Costa was 17 years old by the time and I never saw her again for all that time I was in Luanda. I worked there for two years until I returned home due to family reasons while my father stayed for close to five years.

Finally, he also come back and retired from service all together and in the 1980s shortly before his passing on, the Angolan government through the UN sent him pension forms but at some stage he was required to go back to Luanda as the procedures are.

So old he had grown, so he delegated me with irrefutable evidence as his son who had knowledge about Angola and was registered as his son in the public service and immigration departments so I had to pick the
retirement package on his behalf.

In 1983, I landed in Luanda and it had changed a lot though the war was still on.

The following day, I went to the Angolan pension body to do the necessary paper work. Low and behold the person in charge was this gorgeous tall Angolan with a very light complexion typical of Angolans.

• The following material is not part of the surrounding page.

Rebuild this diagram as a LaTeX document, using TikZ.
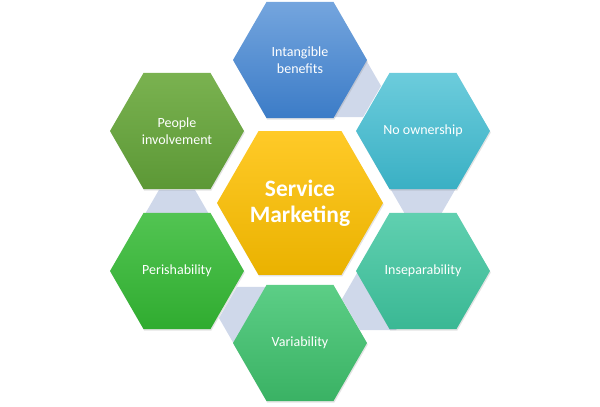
\documentclass[tikz,border=0pt]{standalone}
\usepackage{fontspec}
\setmainfont{Carlito}
\usetikzlibrary{shapes.geometric,shadows}
\definecolor{linkc}{RGB}{207,216,234}
\definecolor{blueT}{RGB}{116,165,222}
\definecolor{blueB}{RGB}{60,124,199}
\definecolor{yelT}{RGB}{255,202,40}
\definecolor{yelB}{RGB}{234,178,0}
\definecolor{tealT}{RGB}{108,204,220}
\definecolor{tealB}{RGB}{58,176,196}
\definecolor{mintT}{RGB}{96,208,176}
\definecolor{mintB}{RGB}{58,184,148}
\definecolor{grnT}{RGB}{92,206,134}
\definecolor{grnB}{RGB}{58,178,100}
\definecolor{vivT}{RGB}{82,196,82}
\definecolor{vivB}{RGB}{48,172,48}
\definecolor{oliT}{RGB}{122,178,80}
\definecolor{oliB}{RGB}{92,152,54}
\tikzset{
  hexbase/.style={regular polygon, regular polygon sides=6, inner sep=0pt, outer sep=0pt,
    draw=none, text=white, align=center},
  hexo/.style={hexbase, minimum size=134pt, font=\fontsize{14}{17}\selectfont,
    drop shadow={opacity=0.22, shadow xshift=0.8pt, shadow yshift=-1.6pt}},
  hexc/.style={hexbase, minimum size=166pt, font=\fontsize{23.5}{26}\selectfont\bfseries,
    drop shadow={opacity=0.22, shadow xshift=0.8pt, shadow yshift=-1.6pt}},
  hexl/.style={hexbase, minimum size=72pt, fill=linkc}
}
\begin{document}
\begin{tikzpicture}[x=1pt,y=-1pt]
\useasboundingbox (0,0) rectangle (600,407);
% connector hexagons (behind), five of them
\foreach \g/\nm in {300/l1,240/l2,180/l3,0/l5,60/l6}{
  \node[hexl] (\nm) at ({300+124.5*cos(\g+8.8)},{202-124.5*sin(\g+8.8)}) {};
}
% outer hexagons
\node[hexo, top color=blueT, bottom color=blueB] (intang) at (300,60) {Intangible\\benefits};
\node[hexo, top color=tealT, bottom color=tealB] (owner) at (423,131) {No ownership};
\node[hexo, top color=mintT, bottom color=mintB] (insep) at (423,271) {Inseparability};
\node[hexo, top color=grnT, bottom color=grnB] (vari) at (300,343) {Variability};
\node[hexo, top color=vivT, bottom color=vivB] (perish) at (177,271) {Perishability};
\node[hexo, top color=oliT, bottom color=oliB] (people) at (177,131) {People\\involvement};
% centre
\node[hexc, top color=yelT, bottom color=yelB] (centre) at (300,203) {Service\\Marketing};
\end{tikzpicture}
\end{document}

"Hi, I am Sharp….Sharp Shooter, son of Bugingo who worked in Angola and retired in 1980 and am here to process his pension,” before I went to say that I also worked as a journalist in that country, she was already smiling from ear to ear to my surprise.

"Hi, I am Costa, in charge of foreign pensioners,” she said leaving out her second name which could have given me a hint.  She was a grown girl full of confidence and elegance who had risen through the ranks of the pension body. She made sure that I get cleared in a day which left me wondering why she had to assist me so much.

"Here you are Shooter,” she said handing over the documents which I would use to get the money in my home
country.  She invited me for coffee that evening before "you go back home” which I gladly accepted.

That’s when she broke the news to me. I had "saved” her seven years ago and she felt obliged to return the favour. I invited her to my home country and she accepted immediately abandoning her job and as they say, the rest is history.